The exercise asks you to copy every line below in which "chart" appears.

>> BEGIN

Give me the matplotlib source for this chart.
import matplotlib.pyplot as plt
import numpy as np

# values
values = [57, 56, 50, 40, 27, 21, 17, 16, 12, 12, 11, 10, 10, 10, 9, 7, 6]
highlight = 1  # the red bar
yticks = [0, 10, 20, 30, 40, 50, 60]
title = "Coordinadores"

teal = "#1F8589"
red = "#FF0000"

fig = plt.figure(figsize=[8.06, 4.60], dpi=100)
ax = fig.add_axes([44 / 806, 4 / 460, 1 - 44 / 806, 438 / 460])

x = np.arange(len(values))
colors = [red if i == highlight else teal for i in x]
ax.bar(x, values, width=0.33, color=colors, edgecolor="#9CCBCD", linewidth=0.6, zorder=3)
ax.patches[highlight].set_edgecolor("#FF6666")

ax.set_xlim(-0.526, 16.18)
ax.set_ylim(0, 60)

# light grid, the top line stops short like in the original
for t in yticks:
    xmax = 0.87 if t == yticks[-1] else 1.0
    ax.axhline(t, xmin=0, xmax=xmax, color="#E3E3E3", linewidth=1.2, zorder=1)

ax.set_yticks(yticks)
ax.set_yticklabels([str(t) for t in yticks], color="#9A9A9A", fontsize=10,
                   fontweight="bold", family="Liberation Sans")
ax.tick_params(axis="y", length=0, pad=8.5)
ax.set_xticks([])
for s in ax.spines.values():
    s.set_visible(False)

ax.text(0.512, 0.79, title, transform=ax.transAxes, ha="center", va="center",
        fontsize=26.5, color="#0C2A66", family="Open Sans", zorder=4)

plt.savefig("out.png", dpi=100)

>> END
>> BEGIN

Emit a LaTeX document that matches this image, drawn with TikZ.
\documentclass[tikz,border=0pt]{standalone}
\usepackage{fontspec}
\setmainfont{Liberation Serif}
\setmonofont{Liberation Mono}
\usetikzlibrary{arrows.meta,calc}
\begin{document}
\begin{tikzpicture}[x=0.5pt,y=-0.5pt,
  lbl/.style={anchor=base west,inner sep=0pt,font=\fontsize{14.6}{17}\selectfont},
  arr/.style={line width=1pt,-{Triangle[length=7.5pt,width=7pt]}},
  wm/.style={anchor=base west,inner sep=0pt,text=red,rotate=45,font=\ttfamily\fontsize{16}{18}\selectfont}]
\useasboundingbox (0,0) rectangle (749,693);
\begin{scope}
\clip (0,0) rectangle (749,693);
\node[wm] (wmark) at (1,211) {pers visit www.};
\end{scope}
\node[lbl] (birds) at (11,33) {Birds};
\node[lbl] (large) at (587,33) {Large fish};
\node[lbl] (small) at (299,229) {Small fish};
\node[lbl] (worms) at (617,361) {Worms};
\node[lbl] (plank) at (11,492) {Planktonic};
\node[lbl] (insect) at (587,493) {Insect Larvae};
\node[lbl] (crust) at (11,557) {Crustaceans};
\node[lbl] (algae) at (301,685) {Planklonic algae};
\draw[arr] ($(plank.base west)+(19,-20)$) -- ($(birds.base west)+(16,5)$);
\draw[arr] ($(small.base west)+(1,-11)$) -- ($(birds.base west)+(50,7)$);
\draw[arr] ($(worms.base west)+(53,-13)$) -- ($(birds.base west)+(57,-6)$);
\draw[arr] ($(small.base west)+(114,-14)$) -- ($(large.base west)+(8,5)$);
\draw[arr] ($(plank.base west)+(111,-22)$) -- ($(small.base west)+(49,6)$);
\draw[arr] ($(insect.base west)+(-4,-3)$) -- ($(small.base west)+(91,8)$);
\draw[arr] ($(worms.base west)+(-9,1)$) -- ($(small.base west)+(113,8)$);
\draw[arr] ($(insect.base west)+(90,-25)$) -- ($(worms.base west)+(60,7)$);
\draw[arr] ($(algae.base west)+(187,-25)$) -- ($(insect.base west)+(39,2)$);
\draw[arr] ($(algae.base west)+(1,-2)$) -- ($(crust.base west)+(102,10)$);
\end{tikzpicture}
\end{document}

>> END

Full solution →
Give me the matplotlib source for this chart.

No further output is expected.